I recently stumbled onto a press release from the US DEA, ["Marijuana Manufacturing And Distribution Conspiracy Shut Down"]. The address is clearly listed on the press release, where apparently they found 394 plants and $35,000 in cash. Now there's something you don't see everyday.

Grandma's house, it is no more.

Thursday, February 08, 2007

If this is vacation, why am I so tired?

va·ca·tion (vā-kā'shən, və-) n.
A period of time devoted to pleasure, rest, or relaxation, especially one with pay granted to an employee.
Hard to believe I call this a vacation so far. I have spent the majority of the last 6 days putting in about 12-16 hours per day volunteering my time officiating for the 2007 US Junior National Curling Championships which have been held this year at our curling club. It's been a pretty exciting week actually, though with four draws a day at 8, noon, 4 and 8, it's been a loooong week. The only reason I'm not up there tonight is that the 4pm and 8pm draws were for tie-breakers (if necessary)... fortunately, they were not necessary. All that's left are two semi-finals tomorrow afternoon and the finals Saturday morning. While it's been a lot of fun, the long days have not exactly been the definition of pleasure, rest, or relaxation. More like stress, drama, and sleep-deprivation. That's why I was smart enough to plan a real vacation for next week.
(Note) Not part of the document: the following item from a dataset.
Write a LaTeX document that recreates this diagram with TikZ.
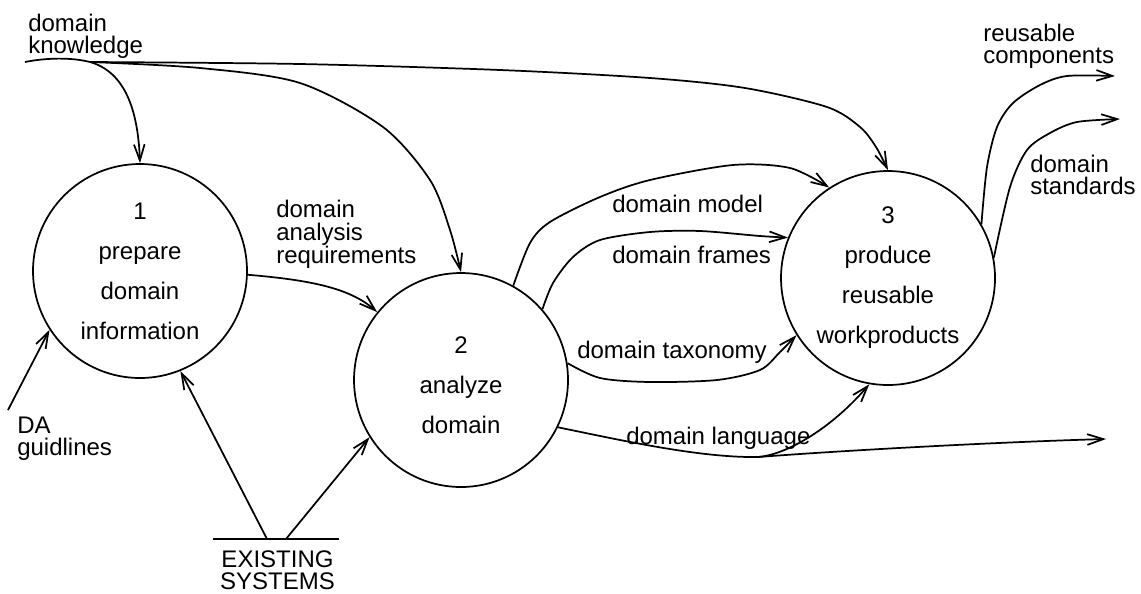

And that, I will talk about more later... now I'm too tired.

Friday, February 02, 2007

Vacation + Sick = Bad

There's nothing like waking up the last day before you start a 2-week vacation, only to feel like you're starting to get sick. There will be NO sick while I'm on vacation.


It's not too bad right now, and hopefully I can ward it off. I'm kicking up the immune system and seeing if I can knock this off early. We shall see.

Thursday, February 01, 2007

HP Mania!

The mania has begun... you can't go two minutes without someone going "Hey, did you hear the new Harry Potter book will be out on July 21st? I have to get it as soon as it's out!" Oh the pain...

The book isn't going to be any different whether you get it one day or the next... so what's the big deal, folks? Sure, I'm interested to find out how it's going to end too, but geez. Why don't you just pretend the book will be released on 7/22/2007, order it on Amazon, and when it arrives you'll be like "sweet!"? Then you won't be disappointed. It's like people who set their alarm clock forward 20 minutes so when they ignore it and wake up 20 minutes late they're suddenly right on time. (Which, by the way, I never have understood, because 99% of the people who do this, KNOW that their clock is 20 minutes fast, and intentionally plan that into their day, so it really defeats the purpose.)

Sure, everyone wants to know what's going to happen with Harry Potter... they've been chomping at the bit for the past year just waiting for the finish. Maybe it's a sense of "beating everyone else to it"... so they can be the first on their block to know what happens. In this case, I wouldn't stand a chance regardless because I read slower than two turtles chasing each other across fly paper.

Myself, I plan on just waiting a week until everyone I know have each read it about a dozen times, then I'll borrow it and read it when I get the chance.